§ **Stated exercise**: Retype the data exactly, from its first line to the line containing "import plotly.graph_objects as go", including both, and skip any picture.

##############################

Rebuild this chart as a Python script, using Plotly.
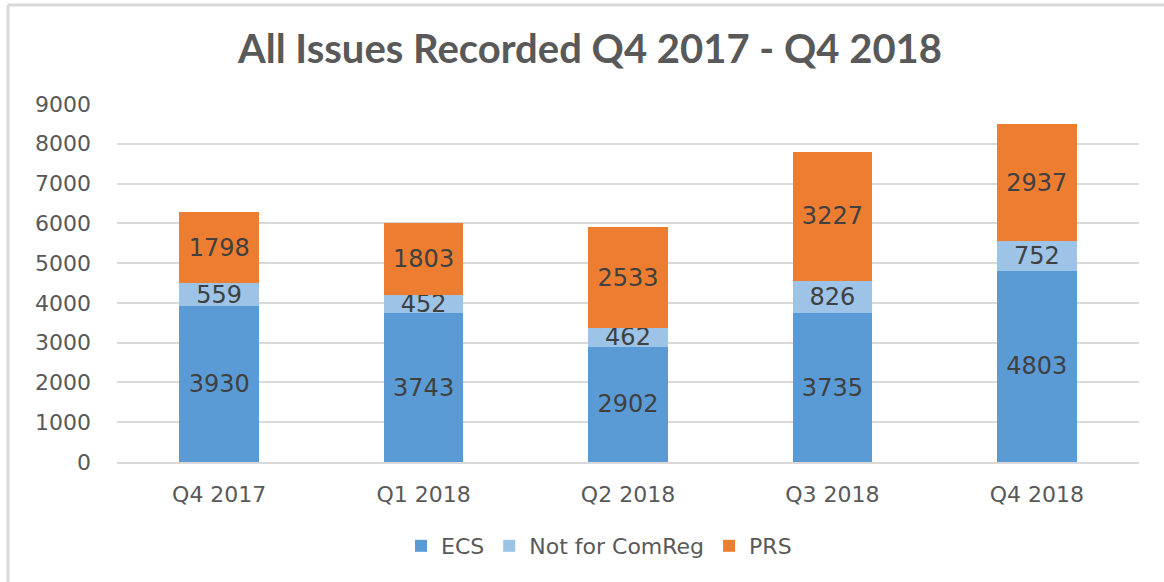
import plotly.graph_objects as go

categories = ["Q4 2017", "Q1 2018", "Q2 2018", "Q3 2018", "Q4 2018"]
ecs = [3930, 3743, 2902, 3735, 4803]
not_comreg = [559, 452, 462, 826, 752]
prs = [1798, 1803, 2533, 3227, 2937]
y_ticks = [0, 1000, 2000, 3000, 4000, 5000, 6000, 7000, 8000, 9000]

series = [
    ("ECS", ecs, "#5B9BD5"),
    ("Not for ComReg", not_comreg, "#9DC3E6"),
    ("PRS", prs, "#ED7D31"),
]

W, H = 1164, 582
L, R, T, B = 117, 25, 104, 120
PW, PH = W - L - R, H - T - B

fig = go.Figure()
for name, vals, color in series:
    fig.add_trace(go.Bar(
        x=categories, y=vals, name=name,
        marker=dict(color=color, line=dict(width=0)),
        text=[str(v) for v in vals], textposition="inside",
        insidetextanchor="middle",
        textfont=dict(family="DejaVu Sans", size=24, color="#404040"),
        constraintext="none",
    ))

fig.update_layout(
    barmode="stack",
    bargap=0.61,
    width=W, height=H,
    margin=dict(l=L, r=R, t=T, b=B),
    paper_bgcolor="white", plot_bgcolor="white",
    title=dict(text="<b>All Issues Recorded Q4 2017 - Q4 2018</b>",
               x=(590 - L) / PW, xref="paper", xanchor="center",
               y=1 - 49 / H, yanchor="middle",
               font=dict(family="Lato", size=40, color="#595959")),
    legend=dict(orientation="h", x=(599 - L) / PW, xanchor="center", xref="paper",
                y=-84 / PH, yanchor="middle",
                font=dict(family="DejaVu Sans", size=22, color="#595959"),
                itemwidth=30, traceorder="normal"),
    showlegend=True,
)
fig.update_yaxes(range=[0, 9000], tickvals=y_ticks, showgrid=True,
                 gridcolor="#D9D9D9", gridwidth=1.5, zeroline=False,
                 showline=False, ticks="", ticklabelstandoff=25,
                 tickfont=dict(family="DejaVu Sans", size=22, color="#595959"))
fig.update_xaxes(showline=True, linecolor="#D9D9D9", linewidth=1.5,
                 ticks="", ticklabelstandoff=12,
                 tickfont=dict(family="DejaVu Sans", size=22, color="#595959"))

top_y = 1 + (T - 5) / PH
left_x = (8 - L) / PW
fig.add_shape(type="line", xref="paper", yref="paper",
              x0=left_x, x1=left_x, y0=-B / PH, y1=top_y,
              line=dict(color="#D9D9D9", width=3))
fig.add_shape(type="line", xref="paper", yref="paper",
              x0=left_x, x1=1 + R / PW, y0=top_y, y1=top_y,
              line=dict(color="#D9D9D9", width=3))

fig.write_html("out.html", config={"displayModeBar": False},
               post_script="document.body.style.margin='0px';")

##############################

§ **Result**:
Rebuild this chart as a Python script, using Plotly.
import plotly.graph_objects as go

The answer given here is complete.